To maximize the potential impact for Opportunity Zone residents, the state needs to pass legislation that will help communities become “Opportunity Zone Ready.”

“No such action has been taken yet in California,” CA Fwd CEO Jim Mayer wrote recently. “This is a serious missed opportunity to tap an unprecedented source of private capital in communities that need it most, and the state is running out of time to act.”

Governor Newsom has shown support for Opportunity Zones and ensuring California is a competitive environment for impact investments that can support community-building projects and local businesses. As the governor said at the Opportunity Zone Investor Summit at Stanford University last month, for the program to succeed it must spark investment while benefiting existing residents, rather than just investors. “We don’t just believe in growth,” Gov. Newsom said at Stanford. “We believe in inclusion. You can’t have one without the other.”

“Opportunity Zones provide an excellent opportunity to revitalize low-income areas in California,” said Lenny Mendonca, chief economic and business advisor to Governor Newsom. “In order to move the economic needle for millions of Californians who are struggling, attracting investment in areas where they live is sound policy that can help us meet our objective of making California’s economy more sustainable and inclusive.”

One example of a community that could benefit is the city of Lynwood, where roughly 70,000 people live in the working-class area of south east Los Angeles County.

“Economic development is a strategic priority for our city and many more like us,” said Jose Ometeotl, Lynwood city manager. “This investment vehicle can help us attract capital, improve our tax base and create jobs for our residents. I expect Governor Newsom and the Legislature will make sure California conforms to the federal requirements so communities like ours can compete for investment. ”

CA Fwd and Golden State Opportunity will release a new study next week showing that between $745 million and $1.2 billion in new economic activity in Opportunity Zones could be generated this year. In subsequent years, increased economic activity would range from more than $700 million to nearly $500 million.

“This study reaffirms what we already believed. Opportunity Zones will generate a significant return on investment and a much-needed boost to underinvested communities at a relatively minor overall expense to the state,” said Josh Fryday, president of Golden State Opportunity. “Opportunity Zones can be an important community-driven investment tool that complements other investments by the state and philanthropy in people, places and much-needed projects.”

These incentives would mean a potential revenue loss to the state of $65 million annually between 2019 and 2025, while local tax revenue is expected to cumulatively increase by $68 million over that same time period. Critics have said this incentive is an unnecessary expense, but according to the study, state support for Opportunity Zones will generate at least 10 times the economic impact in these areas, and state tax revenue would be largely recovered when deferred capital gains taxes are paid following the 2026 year.

“We are encouraged by the excitement in the investor community and encourage everybody to think about these investments as not simply about a tax benefit but about measurable long-term economic impact on the communities they are meant to serve,” Mendonca added.
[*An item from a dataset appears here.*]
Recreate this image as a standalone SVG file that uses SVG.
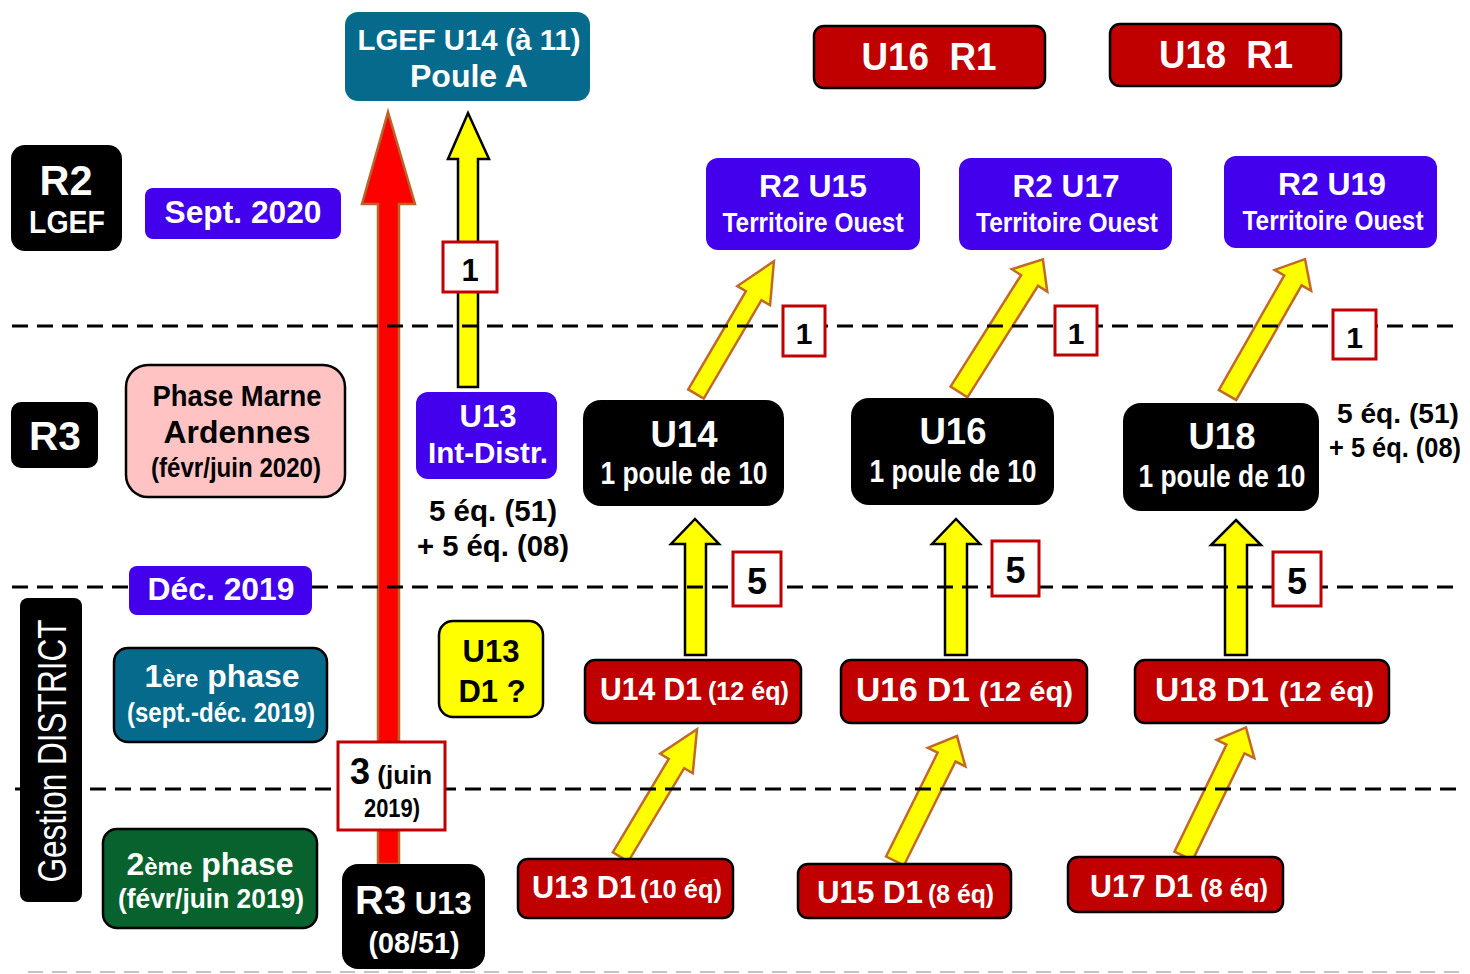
<svg xmlns="http://www.w3.org/2000/svg" width="1470" height="974" viewBox="0 0 1470 974">
<style>
.t{font-family:"Liberation Sans",Arial,sans-serif;font-weight:bold;text-anchor:middle}
.s{text-anchor:start}
.w{fill:#fff}
.k{fill:#000}
.blk{fill:#000}
.teal{fill:#056a8b}
.tealk{fill:#056a8b;stroke:#000;stroke-width:2.5}
.vio{fill:#4200ec}
.red{fill:#c00000;stroke:#000;stroke-width:2.5}
.num{fill:#fff;stroke:#c00000;stroke-width:3}
.ya{fill:#ffff00;stroke:#c0692b;stroke-width:2.5;stroke-linejoin:miter}
.yk{fill:#ffff00;stroke:#000;stroke-width:2.5}
.ra{fill:#ff0000;stroke:#b8652c;stroke-width:2.5}
.dash{stroke:#000;stroke-width:3;stroke-dasharray:16 9;fill:none}
</style>
<rect width="1470" height="974" fill="#fff"/>

<g id="connectors">
  <polygon class="ra" points="388,112 415,204 399,204 399,864 378,864 378,204 362,204"/>
  <polygon class="yk" points="468,113 489,159 478,159 478,387 458,387 458,159 448,159"/>
  <polygon class="yk" points="695,519 719,544 706,544 706,655 685,655 685,544 671,544"/>
  <polygon class="yk" points="956,519 980,544 967,544 967,655 945,655 945,544 932,544"/>
  <polygon class="yk" points="1236,520 1261,545 1247,545 1247,655 1225,655 1225,545 1211,545"/>
  <polygon class="ya" transform="translate(696,394) rotate(-59.6)" points="0,-9 114,-9 114,-19 154,0 114,19 114,9 0,9"/>
  <polygon class="ya" transform="translate(959,392) rotate(-57.7)" points="0,-10 132,-10 132,-21 157,0 132,21 132,10 0,10"/>
  <polygon class="ya" transform="translate(1227.5,395) rotate(-60.3)" points="0,-10 132,-10 132,-21 156.5,0 132,21 132,10 0,10"/>
  <polygon class="ya" transform="translate(620.5,857) rotate(-59.1)" points="0,-9 109,-9 109,-19 149,0 109,19 109,9 0,9"/>
  <polygon class="ya" transform="translate(895,861) rotate(-63.6)" points="0,-10 116,-10 116,-21 139.5,0 116,21 116,10 0,10"/>
  <polygon class="ya" transform="translate(1183.5,856) rotate(-64.1)" points="0,-10 119,-10 119,-21 143,0 119,21 119,10 0,10"/>
</g>

<g id="separators">
  <line class="dash" x1="12" y1="326" x2="1462" y2="326"/>
  <line class="dash" x1="12" y1="587" x2="1462" y2="587"/>
  <line class="dash" x1="15" y1="789" x2="1462" y2="789"/>
  <line x1="28" y1="972" x2="1466" y2="972" stroke="#c4c4c4" stroke-width="2" stroke-dasharray="15 9"/>
</g>

<g id="r2-lgef">
  <rect class="blk" x="11" y="145" width="111" height="106" rx="14"/>
  <text class="t w" x="66" y="195" font-size="42" textLength="53" lengthAdjust="spacingAndGlyphs">R2</text>
  <text class="t w" x="67" y="233" font-size="31" textLength="76" lengthAdjust="spacingAndGlyphs">LGEF</text>
</g>
<g id="sept-2020">
  <rect class="vio" x="145" y="188" width="196" height="51" rx="8"/>
  <text class="t w" x="243" y="223" font-size="31" textLength="157" lengthAdjust="spacingAndGlyphs">Sept. 2020</text>
</g>
<g id="lgef-u14">
  <rect class="teal" x="345" y="12" width="245" height="89" rx="13"/>
  <text class="t w" x="469" y="50" font-size="30" textLength="223" lengthAdjust="spacingAndGlyphs">LGEF U14 (à 11)</text>
  <text class="t w" x="469" y="87" font-size="31" textLength="118" lengthAdjust="spacingAndGlyphs">Poule A</text>
</g>
<g id="u16-r1">
  <rect class="red" x="814" y="26" width="231" height="62" rx="10"/>
  <text class="t w" x="929" y="70" font-size="38" textLength="135" lengthAdjust="spacingAndGlyphs">U16&#160;&#160;R1</text>
</g>
<g id="u18-r1">
  <rect class="red" x="1110" y="24" width="231" height="62" rx="10"/>
  <text class="t w" x="1226" y="68" font-size="38" textLength="134" lengthAdjust="spacingAndGlyphs">U18&#160;&#160;R1</text>
</g>
<g id="r2-u15">
  <rect class="vio" x="706" y="158" width="214" height="92" rx="12"/>
  <text class="t w" x="813" y="197" font-size="31" textLength="108" lengthAdjust="spacingAndGlyphs">R2 U15</text>
  <text class="t w" x="813" y="232" font-size="28" textLength="181" lengthAdjust="spacingAndGlyphs">Territoire Ouest</text>
</g>
<g id="r2-u17">
  <rect class="vio" x="959" y="158" width="213" height="92" rx="12"/>
  <text class="t w" x="1066" y="197" font-size="31" textLength="107" lengthAdjust="spacingAndGlyphs">R2 U17</text>
  <text class="t w" x="1067" y="232" font-size="28" textLength="182" lengthAdjust="spacingAndGlyphs">Territoire Ouest</text>
</g>
<g id="r2-u19">
  <rect class="vio" x="1224" y="156" width="213" height="92" rx="12"/>
  <text class="t w" x="1332" y="195" font-size="31" textLength="108" lengthAdjust="spacingAndGlyphs">R2 U19</text>
  <text class="t w" x="1333" y="230" font-size="28" textLength="181" lengthAdjust="spacingAndGlyphs">Territoire Ouest</text>
</g>
<g id="r3">
  <rect class="blk" x="11" y="402" width="87" height="66" rx="10"/>
  <text class="t w" x="55" y="450" font-size="40" textLength="52" lengthAdjust="spacingAndGlyphs">R3</text>
</g>
<g id="phase-marne">
  <rect x="126" y="365" width="219" height="132" rx="22" fill="#ffc3c3" stroke="#000" stroke-width="2.5"/>
  <text class="t k" x="237" y="406" font-size="30" textLength="169" lengthAdjust="spacingAndGlyphs">Phase Marne</text>
  <text class="t k" x="237" y="443" font-size="31" textLength="147" lengthAdjust="spacingAndGlyphs">Ardennes</text>
  <text class="t k" x="236" y="477" font-size="27" textLength="170" lengthAdjust="spacingAndGlyphs">(févr/juin 2020)</text>
</g>
<g id="u13-int-distr">
  <rect class="vio" x="416" y="392" width="141" height="87" rx="12"/>
  <text class="t w" x="488" y="427" font-size="31" textLength="57" lengthAdjust="spacingAndGlyphs">U13</text>
  <text class="t w" x="488" y="463" font-size="30" textLength="120" lengthAdjust="spacingAndGlyphs">Int-Distr.</text>
</g>
<g id="eq-left">
  <text class="t k" x="493" y="521" font-size="29" textLength="128" lengthAdjust="spacingAndGlyphs">5 éq. (51)</text>
  <text class="t k" x="493" y="556" font-size="29" textLength="152" lengthAdjust="spacingAndGlyphs">+ 5 éq. (08)</text>
</g>
<g id="u14-poule">
  <rect class="blk" x="583" y="400" width="201" height="106" rx="18"/>
  <text class="t w" x="684" y="447" font-size="37" textLength="67" lengthAdjust="spacingAndGlyphs">U14</text>
  <text class="t w" x="684" y="484" font-size="31" textLength="167" lengthAdjust="spacingAndGlyphs">1 poule de 10</text>
</g>
<g id="u16-poule">
  <rect class="blk" x="851" y="398" width="203" height="107" rx="18"/>
  <text class="t w" x="953" y="444" font-size="37" textLength="67" lengthAdjust="spacingAndGlyphs">U16</text>
  <text class="t w" x="953" y="482" font-size="31" textLength="167" lengthAdjust="spacingAndGlyphs">1 poule de 10</text>
</g>
<g id="u18-poule">
  <rect class="blk" x="1123" y="403" width="196" height="108" rx="18"/>
  <text class="t w" x="1222" y="449" font-size="37" textLength="67" lengthAdjust="spacingAndGlyphs">U18</text>
  <text class="t w" x="1222" y="487" font-size="31" textLength="167" lengthAdjust="spacingAndGlyphs">1 poule de 10</text>
</g>
<g id="eq-right">
  <text class="t k" x="1398" y="423" font-size="28" textLength="122" lengthAdjust="spacingAndGlyphs">5 éq. (51)</text>
  <text class="t k" x="1395" y="457" font-size="27" textLength="132" lengthAdjust="spacingAndGlyphs">+ 5 éq. (08)</text>
</g>
<g id="dec-2019">
  <rect class="vio" x="129" y="566" width="183" height="49" rx="8"/>
  <text class="t w" x="221" y="600" font-size="32" textLength="147" lengthAdjust="spacingAndGlyphs">Déc. 2019</text>
</g>
<g id="gestion-district">
  <rect class="blk" x="20" y="598" width="62" height="304" rx="8"/>
  <text class="t w" transform="translate(66,751) rotate(-90)" x="0" y="0" font-size="40" style="font-weight:normal" textLength="263" lengthAdjust="spacingAndGlyphs">Gestion DISTRICT</text>
</g>
<g id="phase-1">
  <rect class="tealk" x="114" y="648" width="213" height="94" rx="14"/>
  <text class="t w" x="222" y="687" font-size="32">1<tspan font-size="24">ère</tspan> phase</text>
  <text class="t w" x="221" y="722" font-size="28" textLength="188" lengthAdjust="spacingAndGlyphs">(sept.-déc. 2019)</text>
</g>
<g id="phase-2">
  <rect x="103" y="829" width="214" height="99" rx="14" fill="#07622d" stroke="#000" stroke-width="2.5"/>
  <text class="t w" x="210" y="875" font-size="32">2<tspan font-size="24">ème</tspan> phase</text>
  <text class="t w" x="211" y="908" font-size="28" textLength="186" lengthAdjust="spacingAndGlyphs">(févr/juin 2019)</text>
</g>
<g id="u13-d1-q">
  <rect x="439" y="621" width="104" height="96" rx="14" fill="#ffff00" stroke="#000" stroke-width="2.5"/>
  <text class="t k" x="491" y="662" font-size="31">U13</text>
  <text class="t k" x="492" y="702" font-size="31">D1 ?</text>
</g>
<g id="num-3">
  <rect class="num" x="338" y="742" width="107" height="88"/>
  <text class="t s k" x="350" y="784" font-size="36">3<tspan font-size="26"> (juin</tspan></text>
  <text class="t k" x="392" y="817" font-size="25" textLength="56" lengthAdjust="spacingAndGlyphs">2019)</text>
</g>
<g id="r3-u13">
  <rect class="blk" x="342" y="864" width="143" height="105" rx="16"/>
  <text class="t s w" x="355" y="914" font-size="40">R3<tspan font-size="31"> U13</tspan></text>
  <text class="t w" x="414" y="953" font-size="30" textLength="91" lengthAdjust="spacingAndGlyphs">(08/51)</text>
</g>
<g id="u14-d1">
  <rect class="red" x="585" y="660" width="216" height="63" rx="10"/>
  <text class="t s w" x="600" y="700" font-size="32" textLength="102" lengthAdjust="spacingAndGlyphs">U14 D1</text>
  <text class="t s w" x="708" y="700" font-size="26" textLength="81" lengthAdjust="spacingAndGlyphs">(12 éq)</text>
</g>
<g id="u16-d1">
  <rect class="red" x="841" y="660" width="246" height="63" rx="10"/>
  <text class="t s w" x="856" y="701" font-size="33" textLength="114" lengthAdjust="spacingAndGlyphs">U16 D1</text>
  <text class="t s w" x="979" y="701" font-size="28" textLength="94" lengthAdjust="spacingAndGlyphs">(12 éq)</text>
</g>
<g id="u18-d1">
  <rect class="red" x="1135" y="660" width="254" height="63" rx="10"/>
  <text class="t s w" x="1155" y="701" font-size="33" textLength="114" lengthAdjust="spacingAndGlyphs">U18 D1</text>
  <text class="t s w" x="1279" y="701" font-size="28" textLength="95" lengthAdjust="spacingAndGlyphs">(12 éq)</text>
</g>
<g id="u13-d1">
  <rect class="red" x="518" y="859" width="215" height="59" rx="10"/>
  <text class="t s w" x="532" y="898" font-size="31" textLength="104" lengthAdjust="spacingAndGlyphs">U13 D1</text>
  <text class="t s w" x="640" y="898" font-size="26" textLength="82" lengthAdjust="spacingAndGlyphs">(10 éq)</text>
</g>
<g id="u15-d1">
  <rect class="red" x="798" y="864" width="213" height="54" rx="10"/>
  <text class="t s w" x="817" y="903" font-size="31" textLength="106" lengthAdjust="spacingAndGlyphs">U15 D1</text>
  <text class="t s w" x="928" y="903" font-size="26" textLength="66" lengthAdjust="spacingAndGlyphs">(8 éq)</text>
</g>
<g id="u17-d1">
  <rect class="red" x="1068" y="857" width="215" height="55" rx="10"/>
  <text class="t s w" x="1090" y="897" font-size="31" textLength="103" lengthAdjust="spacingAndGlyphs">U17 D1</text>
  <text class="t s w" x="1200" y="897" font-size="26" textLength="68" lengthAdjust="spacingAndGlyphs">(8 éq)</text>
</g>
<g id="num-1-lgef">
  <rect class="num" x="443" y="242" width="54" height="50"/>
  <text class="t k" x="470" y="281" font-size="31">1</text>
</g>
<g id="num-1-u15">
  <rect class="num" x="783" y="306" width="42" height="50"/>
  <text class="t k" x="804" y="344" font-size="30">1</text>
</g>
<g id="num-1-u17">
  <rect class="num" x="1055" y="306" width="42" height="49"/>
  <text class="t k" x="1076" y="344" font-size="30">1</text>
</g>
<g id="num-1-u19">
  <rect class="num" x="1333" y="310" width="43" height="49"/>
  <text class="t k" x="1354.5" y="348" font-size="30">1</text>
</g>
<g id="num-5-u14">
  <rect class="num" x="733" y="552" width="48" height="54"/>
  <text class="t k" x="757" y="594" font-size="36">5</text>
</g>
<g id="num-5-u16">
  <rect class="num" x="992" y="541" width="47" height="55"/>
  <text class="t k" x="1015.5" y="583" font-size="36">5</text>
</g>
<g id="num-5-u18">
  <rect class="num" x="1273" y="552" width="48" height="54"/>
  <text class="t k" x="1297" y="594" font-size="36">5</text>
</g>
</svg>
The California Economic Summit in 2018 developed a framework that emphasized three steps that must be taken to maximize the social benefits of Opportunity Zones:

  • Make state resources available to communities that want to be “Opportunity Zone-ready”
  • Align state community, economic and workforce development funds to leverage social and environmental benefits of Opportunity Zones
  • Conform state capital gains tax treatment to the new federal law

Governor Newsom and legislative leaders will be sent the report on Monday and a series of meetings explaining the potential benefits are being scheduled.

“California is one of few states that have not yet enacted legislation conforming to the federal program,” said Mayer. “We believe that as legislators learn more about the program, they’ll make sure California isn’t left behind.”

https://caeconomy.org/reporting/entry/study-opportunity-zone-ready-california-could-generate-hundreds-of-millions

This Visalia company is one of three paper straw manufacturers in the U.S.

VISALIA, Calif. (KFSN) — At Kaweah Container, corrugated boxes are the bread and butter of the business.

They’ve been making them for decades, shipping them to customers in California and the west coast.

But last year, the family-owned Visalia company saw a global trend, identified a need, and decided to start manufacturing a new product — paper straws.

“Kaweah Container might be new to straws but we’ve used paper to make quality products for nearly 30 years,” the company says in their promotional YouTube video.

“Single-use plastic products including straws have kind of fallen out of favor and people were trying to be more environmentally conscious,” said president Rob Reeves.

The equipment came in last fall, and after months of research and development, shipping started in late February of 2019.

President Rob Reeves says it’s been a challenge, but a fun one. He added that the response so far has been positive.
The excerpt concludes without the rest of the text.